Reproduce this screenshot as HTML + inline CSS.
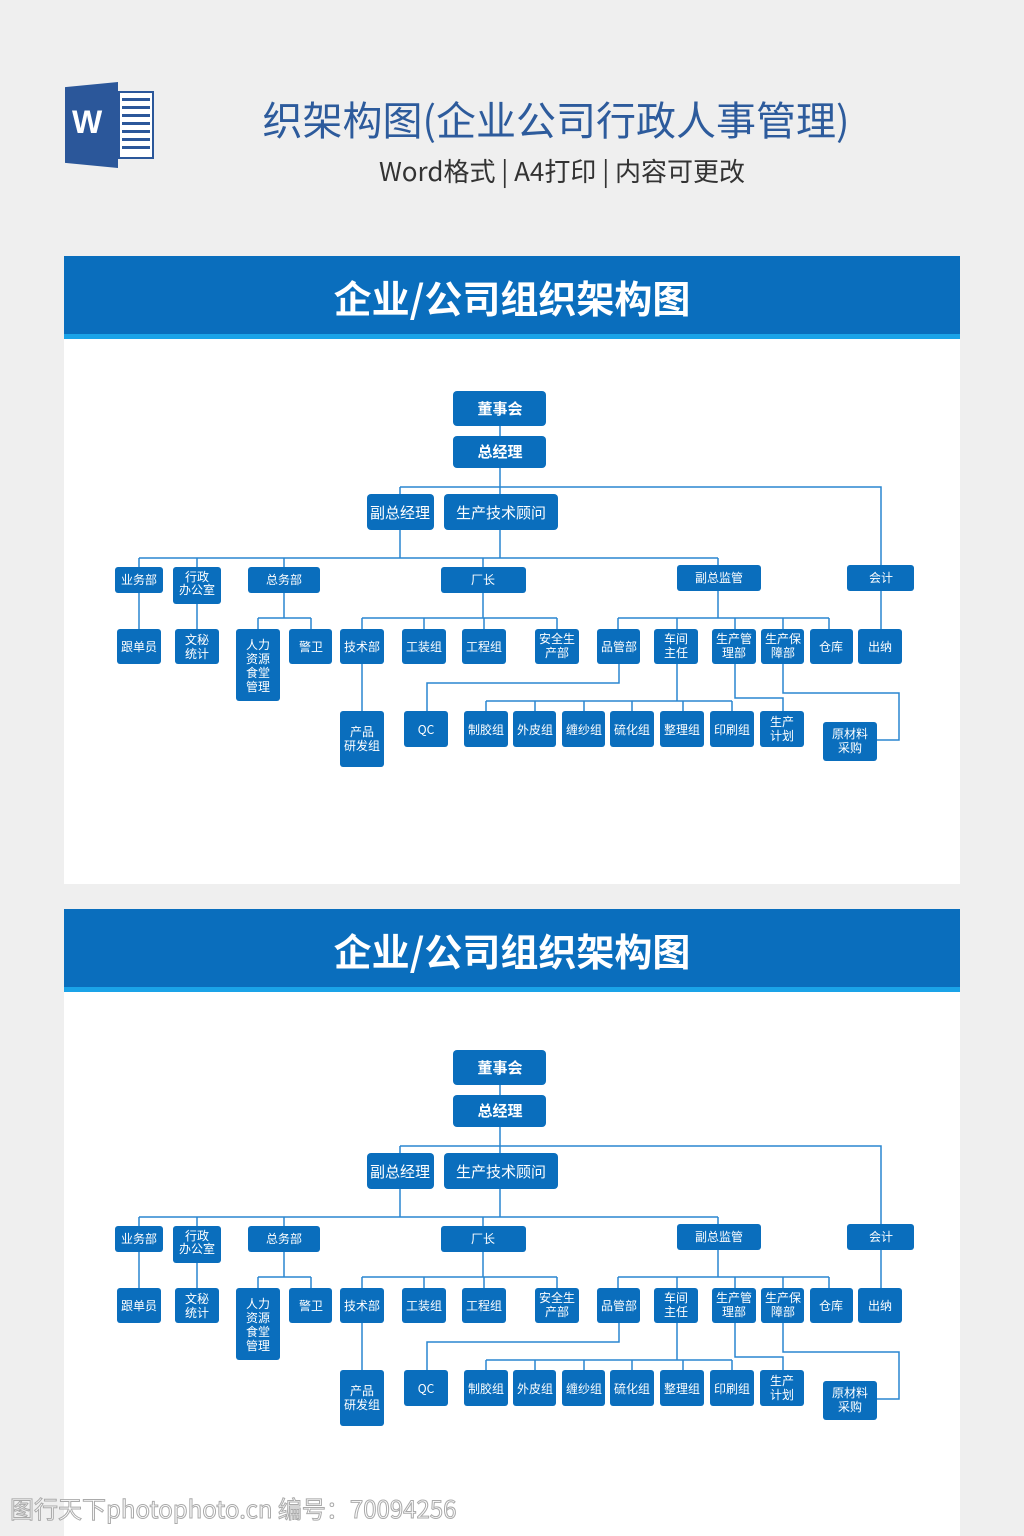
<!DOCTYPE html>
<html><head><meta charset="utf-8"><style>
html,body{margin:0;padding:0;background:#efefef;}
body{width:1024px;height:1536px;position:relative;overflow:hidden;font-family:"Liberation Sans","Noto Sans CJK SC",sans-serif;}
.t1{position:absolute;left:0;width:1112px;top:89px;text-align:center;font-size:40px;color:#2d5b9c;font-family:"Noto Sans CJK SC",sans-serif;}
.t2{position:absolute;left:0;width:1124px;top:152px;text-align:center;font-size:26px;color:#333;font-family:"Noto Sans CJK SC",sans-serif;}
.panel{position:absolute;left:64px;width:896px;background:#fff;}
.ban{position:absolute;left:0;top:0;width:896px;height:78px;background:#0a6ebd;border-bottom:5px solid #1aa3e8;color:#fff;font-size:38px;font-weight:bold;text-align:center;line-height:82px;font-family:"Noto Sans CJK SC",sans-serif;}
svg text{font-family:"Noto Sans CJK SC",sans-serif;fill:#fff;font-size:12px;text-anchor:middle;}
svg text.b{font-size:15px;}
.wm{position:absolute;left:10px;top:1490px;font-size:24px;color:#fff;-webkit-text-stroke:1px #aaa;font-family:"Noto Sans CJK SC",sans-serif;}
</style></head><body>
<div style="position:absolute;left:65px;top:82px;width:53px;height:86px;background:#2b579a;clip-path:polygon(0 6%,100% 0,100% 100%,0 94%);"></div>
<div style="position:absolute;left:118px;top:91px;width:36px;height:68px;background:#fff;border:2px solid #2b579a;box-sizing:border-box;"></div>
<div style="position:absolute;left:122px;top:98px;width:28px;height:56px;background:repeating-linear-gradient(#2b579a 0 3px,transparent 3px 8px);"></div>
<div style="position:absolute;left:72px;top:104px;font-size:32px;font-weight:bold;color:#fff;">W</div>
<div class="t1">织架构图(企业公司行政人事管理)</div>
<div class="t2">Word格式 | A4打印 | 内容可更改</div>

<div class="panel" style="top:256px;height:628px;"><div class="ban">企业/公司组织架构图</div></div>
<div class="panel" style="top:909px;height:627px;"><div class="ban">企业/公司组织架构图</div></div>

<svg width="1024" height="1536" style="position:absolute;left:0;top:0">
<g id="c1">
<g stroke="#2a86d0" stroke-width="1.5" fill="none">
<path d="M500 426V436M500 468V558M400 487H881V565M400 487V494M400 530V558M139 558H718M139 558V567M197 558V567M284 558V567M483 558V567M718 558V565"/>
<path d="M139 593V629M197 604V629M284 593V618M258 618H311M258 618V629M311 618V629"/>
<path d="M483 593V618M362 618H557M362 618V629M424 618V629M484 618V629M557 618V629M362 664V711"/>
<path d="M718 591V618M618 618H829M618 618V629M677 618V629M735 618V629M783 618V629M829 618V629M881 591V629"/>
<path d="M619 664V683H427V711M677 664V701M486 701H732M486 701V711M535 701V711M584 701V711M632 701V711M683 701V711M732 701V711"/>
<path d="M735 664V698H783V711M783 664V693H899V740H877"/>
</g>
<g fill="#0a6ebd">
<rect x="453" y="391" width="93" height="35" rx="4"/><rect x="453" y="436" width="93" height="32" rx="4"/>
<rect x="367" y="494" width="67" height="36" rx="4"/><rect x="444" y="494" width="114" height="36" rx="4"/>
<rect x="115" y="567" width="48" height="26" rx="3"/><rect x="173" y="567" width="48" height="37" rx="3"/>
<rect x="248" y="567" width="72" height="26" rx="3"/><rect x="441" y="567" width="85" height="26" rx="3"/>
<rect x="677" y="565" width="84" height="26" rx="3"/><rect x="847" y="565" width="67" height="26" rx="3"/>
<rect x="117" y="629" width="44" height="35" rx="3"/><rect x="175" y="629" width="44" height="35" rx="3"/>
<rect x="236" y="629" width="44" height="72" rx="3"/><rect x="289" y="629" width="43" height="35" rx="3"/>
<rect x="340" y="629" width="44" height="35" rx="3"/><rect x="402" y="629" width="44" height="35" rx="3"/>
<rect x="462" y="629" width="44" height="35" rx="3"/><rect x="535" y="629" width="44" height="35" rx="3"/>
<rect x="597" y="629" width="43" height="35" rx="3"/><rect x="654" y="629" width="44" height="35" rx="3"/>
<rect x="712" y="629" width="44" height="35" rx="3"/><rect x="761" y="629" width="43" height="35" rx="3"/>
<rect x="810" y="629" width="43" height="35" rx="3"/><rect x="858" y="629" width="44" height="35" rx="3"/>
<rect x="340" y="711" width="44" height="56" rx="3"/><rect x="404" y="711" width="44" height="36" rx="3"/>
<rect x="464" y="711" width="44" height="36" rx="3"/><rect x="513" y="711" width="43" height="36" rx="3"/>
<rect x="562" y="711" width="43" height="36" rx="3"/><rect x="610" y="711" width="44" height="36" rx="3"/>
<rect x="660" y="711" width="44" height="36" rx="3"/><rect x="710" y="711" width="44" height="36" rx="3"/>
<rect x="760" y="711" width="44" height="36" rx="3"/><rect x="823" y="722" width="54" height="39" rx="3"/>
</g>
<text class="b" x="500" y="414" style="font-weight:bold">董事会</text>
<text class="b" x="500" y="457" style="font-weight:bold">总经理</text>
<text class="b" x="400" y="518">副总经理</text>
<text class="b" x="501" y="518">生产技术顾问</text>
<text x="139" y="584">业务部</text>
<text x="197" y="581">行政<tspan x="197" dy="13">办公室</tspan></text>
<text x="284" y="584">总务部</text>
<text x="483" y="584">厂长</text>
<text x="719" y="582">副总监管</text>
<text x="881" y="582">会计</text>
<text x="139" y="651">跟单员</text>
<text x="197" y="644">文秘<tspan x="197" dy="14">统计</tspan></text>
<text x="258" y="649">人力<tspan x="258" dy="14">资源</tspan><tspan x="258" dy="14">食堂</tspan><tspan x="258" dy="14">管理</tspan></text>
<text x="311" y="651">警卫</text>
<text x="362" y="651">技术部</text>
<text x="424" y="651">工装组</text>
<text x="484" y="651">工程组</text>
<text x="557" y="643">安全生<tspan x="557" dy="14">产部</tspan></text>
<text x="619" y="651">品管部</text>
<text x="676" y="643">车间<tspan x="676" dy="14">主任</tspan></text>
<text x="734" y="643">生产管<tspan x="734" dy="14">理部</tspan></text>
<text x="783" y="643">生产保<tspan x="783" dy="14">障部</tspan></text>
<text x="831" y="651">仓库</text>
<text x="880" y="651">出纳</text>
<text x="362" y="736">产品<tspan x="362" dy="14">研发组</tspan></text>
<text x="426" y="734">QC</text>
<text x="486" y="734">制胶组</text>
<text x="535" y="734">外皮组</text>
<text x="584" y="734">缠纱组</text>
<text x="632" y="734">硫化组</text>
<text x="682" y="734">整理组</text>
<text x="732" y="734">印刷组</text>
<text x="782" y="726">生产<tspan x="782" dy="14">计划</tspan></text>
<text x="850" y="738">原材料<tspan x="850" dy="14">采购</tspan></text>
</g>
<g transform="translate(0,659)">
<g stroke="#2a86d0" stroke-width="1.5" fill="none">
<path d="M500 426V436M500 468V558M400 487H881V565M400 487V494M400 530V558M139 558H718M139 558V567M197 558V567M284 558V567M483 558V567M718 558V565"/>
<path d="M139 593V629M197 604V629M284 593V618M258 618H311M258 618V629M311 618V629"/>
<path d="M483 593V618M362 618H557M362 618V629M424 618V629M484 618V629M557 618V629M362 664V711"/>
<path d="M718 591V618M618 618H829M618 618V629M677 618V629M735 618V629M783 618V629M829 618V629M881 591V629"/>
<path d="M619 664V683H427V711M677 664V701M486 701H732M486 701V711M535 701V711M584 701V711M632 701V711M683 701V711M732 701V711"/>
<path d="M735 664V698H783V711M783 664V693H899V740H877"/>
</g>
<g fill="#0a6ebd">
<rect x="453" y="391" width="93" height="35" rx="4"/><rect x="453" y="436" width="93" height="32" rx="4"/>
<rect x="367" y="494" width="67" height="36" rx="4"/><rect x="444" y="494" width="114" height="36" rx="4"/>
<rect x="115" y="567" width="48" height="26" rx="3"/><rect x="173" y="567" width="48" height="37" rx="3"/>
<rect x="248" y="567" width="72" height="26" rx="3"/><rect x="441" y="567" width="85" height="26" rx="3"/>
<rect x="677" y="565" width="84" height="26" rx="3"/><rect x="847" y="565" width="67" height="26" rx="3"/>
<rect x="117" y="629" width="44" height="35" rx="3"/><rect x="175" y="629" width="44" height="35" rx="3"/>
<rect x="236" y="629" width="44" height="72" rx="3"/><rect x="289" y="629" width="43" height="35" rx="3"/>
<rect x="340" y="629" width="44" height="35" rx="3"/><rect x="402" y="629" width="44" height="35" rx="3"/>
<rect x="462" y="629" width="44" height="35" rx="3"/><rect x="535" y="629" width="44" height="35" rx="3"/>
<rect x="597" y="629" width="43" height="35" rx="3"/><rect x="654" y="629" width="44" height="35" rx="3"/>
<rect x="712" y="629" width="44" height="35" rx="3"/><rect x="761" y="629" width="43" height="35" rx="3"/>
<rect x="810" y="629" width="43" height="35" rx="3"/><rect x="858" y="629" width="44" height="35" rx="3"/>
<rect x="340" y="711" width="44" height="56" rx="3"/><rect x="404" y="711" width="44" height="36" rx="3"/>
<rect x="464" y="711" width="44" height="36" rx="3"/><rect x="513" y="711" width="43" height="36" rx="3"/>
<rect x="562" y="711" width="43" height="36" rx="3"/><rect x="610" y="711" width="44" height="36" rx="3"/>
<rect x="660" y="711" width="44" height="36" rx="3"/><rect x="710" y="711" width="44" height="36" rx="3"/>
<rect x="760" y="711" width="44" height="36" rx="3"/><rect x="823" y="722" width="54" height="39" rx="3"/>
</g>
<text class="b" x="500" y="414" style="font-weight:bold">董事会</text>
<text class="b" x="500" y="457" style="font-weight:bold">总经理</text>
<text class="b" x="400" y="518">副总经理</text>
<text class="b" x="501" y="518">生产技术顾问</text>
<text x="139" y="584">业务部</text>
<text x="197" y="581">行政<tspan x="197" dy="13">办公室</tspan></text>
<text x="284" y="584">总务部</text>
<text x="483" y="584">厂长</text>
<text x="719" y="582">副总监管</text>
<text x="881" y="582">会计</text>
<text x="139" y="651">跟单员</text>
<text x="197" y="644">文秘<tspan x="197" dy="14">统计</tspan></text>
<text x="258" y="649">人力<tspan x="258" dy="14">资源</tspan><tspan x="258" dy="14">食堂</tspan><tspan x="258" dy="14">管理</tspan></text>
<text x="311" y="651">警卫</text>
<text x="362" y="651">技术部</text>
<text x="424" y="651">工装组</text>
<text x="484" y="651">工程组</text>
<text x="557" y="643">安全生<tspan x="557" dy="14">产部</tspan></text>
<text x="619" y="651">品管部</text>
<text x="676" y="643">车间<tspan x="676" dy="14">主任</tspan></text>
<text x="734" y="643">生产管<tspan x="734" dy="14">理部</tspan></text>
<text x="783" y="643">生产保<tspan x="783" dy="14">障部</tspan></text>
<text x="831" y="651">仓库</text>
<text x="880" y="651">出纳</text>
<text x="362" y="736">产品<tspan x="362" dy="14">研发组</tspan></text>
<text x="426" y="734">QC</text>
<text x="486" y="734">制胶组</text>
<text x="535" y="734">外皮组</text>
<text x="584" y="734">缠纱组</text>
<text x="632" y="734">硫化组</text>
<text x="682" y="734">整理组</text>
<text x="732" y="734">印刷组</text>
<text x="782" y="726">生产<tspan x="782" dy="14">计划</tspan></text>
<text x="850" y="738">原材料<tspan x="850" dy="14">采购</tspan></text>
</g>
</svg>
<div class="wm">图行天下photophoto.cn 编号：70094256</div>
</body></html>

====

→ OBJECTIVE:
Take the material above from its first line through the line holding "A4打印 | 内容可更改</div>" and set it down exactly, without the pictures.

→ FULL SOLUTION:
Reproduce this screenshot as HTML + inline CSS.
<!DOCTYPE html>
<html><head><meta charset="utf-8"><style>
html,body{margin:0;padding:0;background:#efefef;}
body{width:1024px;height:1536px;position:relative;overflow:hidden;font-family:"Liberation Sans","Noto Sans CJK SC",sans-serif;}
.t1{position:absolute;left:0;width:1112px;top:89px;text-align:center;font-size:40px;color:#2d5b9c;font-family:"Noto Sans CJK SC",sans-serif;}
.t2{position:absolute;left:0;width:1124px;top:152px;text-align:center;font-size:26px;color:#333;font-family:"Noto Sans CJK SC",sans-serif;}
.panel{position:absolute;left:64px;width:896px;background:#fff;}
.ban{position:absolute;left:0;top:0;width:896px;height:78px;background:#0a6ebd;border-bottom:5px solid #1aa3e8;color:#fff;font-size:38px;font-weight:bold;text-align:center;line-height:82px;font-family:"Noto Sans CJK SC",sans-serif;}
svg text{font-family:"Noto Sans CJK SC",sans-serif;fill:#fff;font-size:12px;text-anchor:middle;}
svg text.b{font-size:15px;}
.wm{position:absolute;left:10px;top:1490px;font-size:24px;color:#fff;-webkit-text-stroke:1px #aaa;font-family:"Noto Sans CJK SC",sans-serif;}
</style></head><body>
<div style="position:absolute;left:65px;top:82px;width:53px;height:86px;background:#2b579a;clip-path:polygon(0 6%,100% 0,100% 100%,0 94%);"></div>
<div style="position:absolute;left:118px;top:91px;width:36px;height:68px;background:#fff;border:2px solid #2b579a;box-sizing:border-box;"></div>
<div style="position:absolute;left:122px;top:98px;width:28px;height:56px;background:repeating-linear-gradient(#2b579a 0 3px,transparent 3px 8px);"></div>
<div style="position:absolute;left:72px;top:104px;font-size:32px;font-weight:bold;color:#fff;">W</div>
<div class="t1">织架构图(企业公司行政人事管理)</div>
<div class="t2">Word格式 | A4打印 | 内容可更改</div>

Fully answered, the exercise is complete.